# [Supplied information]
## BEGIN

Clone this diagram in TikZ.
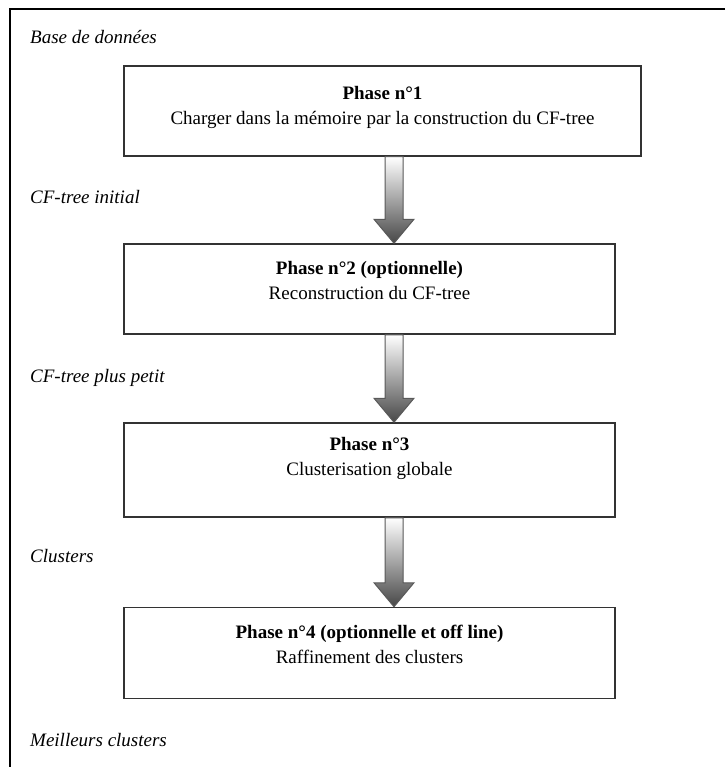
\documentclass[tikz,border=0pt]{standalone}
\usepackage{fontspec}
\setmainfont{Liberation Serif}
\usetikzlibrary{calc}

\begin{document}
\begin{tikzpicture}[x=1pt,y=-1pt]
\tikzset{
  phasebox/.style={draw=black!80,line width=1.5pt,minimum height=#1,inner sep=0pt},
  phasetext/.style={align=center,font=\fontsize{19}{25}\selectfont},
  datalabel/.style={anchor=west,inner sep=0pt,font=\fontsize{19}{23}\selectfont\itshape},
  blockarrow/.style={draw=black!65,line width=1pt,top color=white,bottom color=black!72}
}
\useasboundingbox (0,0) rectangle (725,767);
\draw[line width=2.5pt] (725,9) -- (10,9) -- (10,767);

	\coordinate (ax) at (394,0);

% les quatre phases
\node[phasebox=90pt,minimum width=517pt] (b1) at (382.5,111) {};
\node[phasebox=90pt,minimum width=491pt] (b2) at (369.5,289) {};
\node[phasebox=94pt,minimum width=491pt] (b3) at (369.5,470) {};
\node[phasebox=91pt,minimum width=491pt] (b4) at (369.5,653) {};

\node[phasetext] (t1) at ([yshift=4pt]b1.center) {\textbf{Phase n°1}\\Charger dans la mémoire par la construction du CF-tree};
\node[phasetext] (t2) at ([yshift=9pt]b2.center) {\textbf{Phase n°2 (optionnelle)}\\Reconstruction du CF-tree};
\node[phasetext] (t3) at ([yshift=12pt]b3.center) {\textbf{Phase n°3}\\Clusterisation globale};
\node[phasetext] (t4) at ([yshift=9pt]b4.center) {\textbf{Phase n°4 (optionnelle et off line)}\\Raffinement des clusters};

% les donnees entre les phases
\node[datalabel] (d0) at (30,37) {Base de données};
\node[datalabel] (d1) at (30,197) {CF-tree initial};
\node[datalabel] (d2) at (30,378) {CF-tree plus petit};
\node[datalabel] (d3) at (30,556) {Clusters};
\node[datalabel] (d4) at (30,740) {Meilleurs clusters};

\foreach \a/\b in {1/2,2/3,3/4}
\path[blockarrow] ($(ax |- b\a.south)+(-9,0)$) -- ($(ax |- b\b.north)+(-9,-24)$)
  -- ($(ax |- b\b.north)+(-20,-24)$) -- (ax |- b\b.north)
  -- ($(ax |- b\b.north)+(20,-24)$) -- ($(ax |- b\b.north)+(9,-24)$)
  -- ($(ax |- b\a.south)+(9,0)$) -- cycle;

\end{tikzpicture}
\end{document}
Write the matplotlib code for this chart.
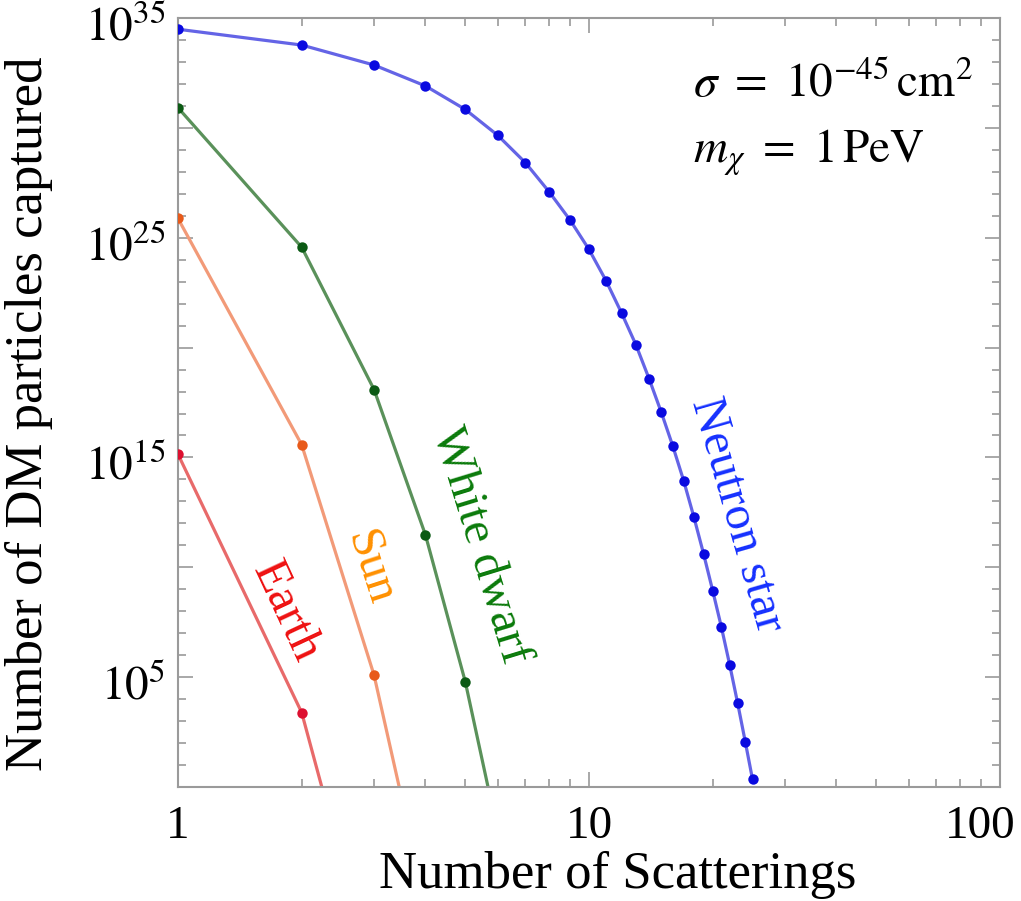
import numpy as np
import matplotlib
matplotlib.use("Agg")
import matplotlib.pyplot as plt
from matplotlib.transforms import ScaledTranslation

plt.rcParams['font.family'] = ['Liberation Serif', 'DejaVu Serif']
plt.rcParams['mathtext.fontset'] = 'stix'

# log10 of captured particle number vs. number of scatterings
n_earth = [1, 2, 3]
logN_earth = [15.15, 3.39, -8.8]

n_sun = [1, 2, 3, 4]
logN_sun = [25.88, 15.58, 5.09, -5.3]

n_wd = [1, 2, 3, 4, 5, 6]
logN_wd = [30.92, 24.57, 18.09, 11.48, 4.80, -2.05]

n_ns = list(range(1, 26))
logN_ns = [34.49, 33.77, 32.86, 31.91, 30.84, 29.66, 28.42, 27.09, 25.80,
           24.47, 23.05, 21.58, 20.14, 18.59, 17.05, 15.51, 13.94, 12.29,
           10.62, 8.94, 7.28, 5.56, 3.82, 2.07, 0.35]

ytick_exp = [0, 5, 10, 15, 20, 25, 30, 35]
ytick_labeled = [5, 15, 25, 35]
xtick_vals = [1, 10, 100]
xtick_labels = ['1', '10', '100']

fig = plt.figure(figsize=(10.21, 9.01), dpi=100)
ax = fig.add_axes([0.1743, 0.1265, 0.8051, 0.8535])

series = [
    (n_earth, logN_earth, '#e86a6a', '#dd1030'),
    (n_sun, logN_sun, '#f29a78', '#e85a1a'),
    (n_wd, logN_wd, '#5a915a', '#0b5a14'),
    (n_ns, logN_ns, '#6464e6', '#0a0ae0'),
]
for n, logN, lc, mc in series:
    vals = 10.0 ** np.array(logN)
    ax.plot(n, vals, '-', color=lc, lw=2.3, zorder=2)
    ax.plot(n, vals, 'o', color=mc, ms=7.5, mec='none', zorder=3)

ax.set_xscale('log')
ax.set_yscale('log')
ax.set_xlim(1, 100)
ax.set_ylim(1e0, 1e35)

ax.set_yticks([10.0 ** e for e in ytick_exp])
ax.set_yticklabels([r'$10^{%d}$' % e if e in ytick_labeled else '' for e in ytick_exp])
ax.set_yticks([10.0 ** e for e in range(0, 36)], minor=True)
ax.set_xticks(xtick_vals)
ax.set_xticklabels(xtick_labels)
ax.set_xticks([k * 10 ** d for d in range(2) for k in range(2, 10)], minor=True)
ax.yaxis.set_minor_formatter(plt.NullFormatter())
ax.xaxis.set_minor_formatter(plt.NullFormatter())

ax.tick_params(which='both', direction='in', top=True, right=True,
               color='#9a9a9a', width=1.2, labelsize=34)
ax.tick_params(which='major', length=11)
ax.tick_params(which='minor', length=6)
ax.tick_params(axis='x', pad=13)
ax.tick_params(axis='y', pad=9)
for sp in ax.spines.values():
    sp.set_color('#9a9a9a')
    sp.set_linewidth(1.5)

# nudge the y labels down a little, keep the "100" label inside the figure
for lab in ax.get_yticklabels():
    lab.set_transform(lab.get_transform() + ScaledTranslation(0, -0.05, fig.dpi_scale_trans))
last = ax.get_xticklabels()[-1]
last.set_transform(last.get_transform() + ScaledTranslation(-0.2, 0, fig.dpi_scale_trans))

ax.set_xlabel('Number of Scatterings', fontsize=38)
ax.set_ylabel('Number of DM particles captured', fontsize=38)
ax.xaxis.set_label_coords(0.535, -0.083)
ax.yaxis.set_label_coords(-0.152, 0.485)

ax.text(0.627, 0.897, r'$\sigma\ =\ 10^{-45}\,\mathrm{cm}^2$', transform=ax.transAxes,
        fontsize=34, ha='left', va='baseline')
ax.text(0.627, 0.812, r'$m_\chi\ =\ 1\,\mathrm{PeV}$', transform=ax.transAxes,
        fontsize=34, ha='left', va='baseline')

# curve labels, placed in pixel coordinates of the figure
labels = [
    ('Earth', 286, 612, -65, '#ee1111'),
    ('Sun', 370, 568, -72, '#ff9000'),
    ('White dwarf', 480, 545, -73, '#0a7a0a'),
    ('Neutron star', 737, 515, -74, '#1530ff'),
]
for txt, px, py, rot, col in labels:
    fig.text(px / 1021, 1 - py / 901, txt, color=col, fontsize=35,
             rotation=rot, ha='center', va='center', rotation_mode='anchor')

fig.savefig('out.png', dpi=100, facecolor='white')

## END

# [Written request]
Give back the entries verbatim. Do not include any picture.

# [Result below]
Clone this diagram in TikZ.
\documentclass[tikz,border=0pt]{standalone}
\usepackage{fontspec}
\setmainfont{Liberation Serif}
\usetikzlibrary{calc}

\begin{document}
\begin{tikzpicture}[x=1pt,y=-1pt]
\tikzset{
  phasebox/.style={draw=black!80,line width=1.5pt,minimum height=#1,inner sep=0pt},
  phasetext/.style={align=center,font=\fontsize{19}{25}\selectfont},
  datalabel/.style={anchor=west,inner sep=0pt,font=\fontsize{19}{23}\selectfont\itshape},
  blockarrow/.style={draw=black!65,line width=1pt,top color=white,bottom color=black!72}
}
\useasboundingbox (0,0) rectangle (725,767);
\draw[line width=2.5pt] (725,9) -- (10,9) -- (10,767);

	\coordinate (ax) at (394,0);

% les quatre phases
\node[phasebox=90pt,minimum width=517pt] (b1) at (382.5,111) {};
\node[phasebox=90pt,minimum width=491pt] (b2) at (369.5,289) {};
\node[phasebox=94pt,minimum width=491pt] (b3) at (369.5,470) {};
\node[phasebox=91pt,minimum width=491pt] (b4) at (369.5,653) {};

\node[phasetext] (t1) at ([yshift=4pt]b1.center) {\textbf{Phase n°1}\\Charger dans la mémoire par la construction du CF-tree};
\node[phasetext] (t2) at ([yshift=9pt]b2.center) {\textbf{Phase n°2 (optionnelle)}\\Reconstruction du CF-tree};
\node[phasetext] (t3) at ([yshift=12pt]b3.center) {\textbf{Phase n°3}\\Clusterisation globale};
\node[phasetext] (t4) at ([yshift=9pt]b4.center) {\textbf{Phase n°4 (optionnelle et off line)}\\Raffinement des clusters};

% les donnees entre les phases
\node[datalabel] (d0) at (30,37) {Base de données};
\node[datalabel] (d1) at (30,197) {CF-tree initial};
\node[datalabel] (d2) at (30,378) {CF-tree plus petit};
\node[datalabel] (d3) at (30,556) {Clusters};
\node[datalabel] (d4) at (30,740) {Meilleurs clusters};

\foreach \a/\b in {1/2,2/3,3/4}
\path[blockarrow] ($(ax |- b\a.south)+(-9,0)$) -- ($(ax |- b\b.north)+(-9,-24)$)
  -- ($(ax |- b\b.north)+(-20,-24)$) -- (ax |- b\b.north)
  -- ($(ax |- b\b.north)+(20,-24)$) -- ($(ax |- b\b.north)+(9,-24)$)
  -- ($(ax |- b\a.south)+(9,0)$) -- cycle;

\end{tikzpicture}
\end{document}
Write the matplotlib code for this chart.
import numpy as np
import matplotlib
matplotlib.use("Agg")
import matplotlib.pyplot as plt
from matplotlib.transforms import ScaledTranslation

plt.rcParams['font.family'] = ['Liberation Serif', 'DejaVu Serif']
plt.rcParams['mathtext.fontset'] = 'stix'

# log10 of captured particle number vs. number of scatterings
n_earth = [1, 2, 3]
logN_earth = [15.15, 3.39, -8.8]

n_sun = [1, 2, 3, 4]
logN_sun = [25.88, 15.58, 5.09, -5.3]

n_wd = [1, 2, 3, 4, 5, 6]
logN_wd = [30.92, 24.57, 18.09, 11.48, 4.80, -2.05]

n_ns = list(range(1, 26))
logN_ns = [34.49, 33.77, 32.86, 31.91, 30.84, 29.66, 28.42, 27.09, 25.80,
           24.47, 23.05, 21.58, 20.14, 18.59, 17.05, 15.51, 13.94, 12.29,
           10.62, 8.94, 7.28, 5.56, 3.82, 2.07, 0.35]

ytick_exp = [0, 5, 10, 15, 20, 25, 30, 35]
ytick_labeled = [5, 15, 25, 35]
xtick_vals = [1, 10, 100]
xtick_labels = ['1', '10', '100']

fig = plt.figure(figsize=(10.21, 9.01), dpi=100)
ax = fig.add_axes([0.1743, 0.1265, 0.8051, 0.8535])

series = [
    (n_earth, logN_earth, '#e86a6a', '#dd1030'),
    (n_sun, logN_sun, '#f29a78', '#e85a1a'),
    (n_wd, logN_wd, '#5a915a', '#0b5a14'),
    (n_ns, logN_ns, '#6464e6', '#0a0ae0'),
]
for n, logN, lc, mc in series:
    vals = 10.0 ** np.array(logN)
    ax.plot(n, vals, '-', color=lc, lw=2.3, zorder=2)
    ax.plot(n, vals, 'o', color=mc, ms=7.5, mec='none', zorder=3)

ax.set_xscale('log')
ax.set_yscale('log')
ax.set_xlim(1, 100)
ax.set_ylim(1e0, 1e35)

ax.set_yticks([10.0 ** e for e in ytick_exp])
ax.set_yticklabels([r'$10^{%d}$' % e if e in ytick_labeled else '' for e in ytick_exp])
ax.set_yticks([10.0 ** e for e in range(0, 36)], minor=True)
ax.set_xticks(xtick_vals)
ax.set_xticklabels(xtick_labels)
ax.set_xticks([k * 10 ** d for d in range(2) for k in range(2, 10)], minor=True)
ax.yaxis.set_minor_formatter(plt.NullFormatter())
ax.xaxis.set_minor_formatter(plt.NullFormatter())

ax.tick_params(which='both', direction='in', top=True, right=True,
               color='#9a9a9a', width=1.2, labelsize=34)
ax.tick_params(which='major', length=11)
ax.tick_params(which='minor', length=6)
ax.tick_params(axis='x', pad=13)
ax.tick_params(axis='y', pad=9)
for sp in ax.spines.values():
    sp.set_color('#9a9a9a')
    sp.set_linewidth(1.5)

# nudge the y labels down a little, keep the "100" label inside the figure
for lab in ax.get_yticklabels():
    lab.set_transform(lab.get_transform() + ScaledTranslation(0, -0.05, fig.dpi_scale_trans))
last = ax.get_xticklabels()[-1]
last.set_transform(last.get_transform() + ScaledTranslation(-0.2, 0, fig.dpi_scale_trans))

ax.set_xlabel('Number of Scatterings', fontsize=38)
ax.set_ylabel('Number of DM particles captured', fontsize=38)
ax.xaxis.set_label_coords(0.535, -0.083)
ax.yaxis.set_label_coords(-0.152, 0.485)

ax.text(0.627, 0.897, r'$\sigma\ =\ 10^{-45}\,\mathrm{cm}^2$', transform=ax.transAxes,
        fontsize=34, ha='left', va='baseline')
ax.text(0.627, 0.812, r'$m_\chi\ =\ 1\,\mathrm{PeV}$', transform=ax.transAxes,
        fontsize=34, ha='left', va='baseline')

# curve labels, placed in pixel coordinates of the figure
labels = [
    ('Earth', 286, 612, -65, '#ee1111'),
    ('Sun', 370, 568, -72, '#ff9000'),
    ('White dwarf', 480, 545, -73, '#0a7a0a'),
    ('Neutron star', 737, 515, -74, '#1530ff'),
]
for txt, px, py, rot, col in labels:
    fig.text(px / 1021, 1 - py / 901, txt, color=col, fontsize=35,
             rotation=rot, ha='center', va='center', rotation_mode='anchor')

fig.savefig('out.png', dpi=100, facecolor='white')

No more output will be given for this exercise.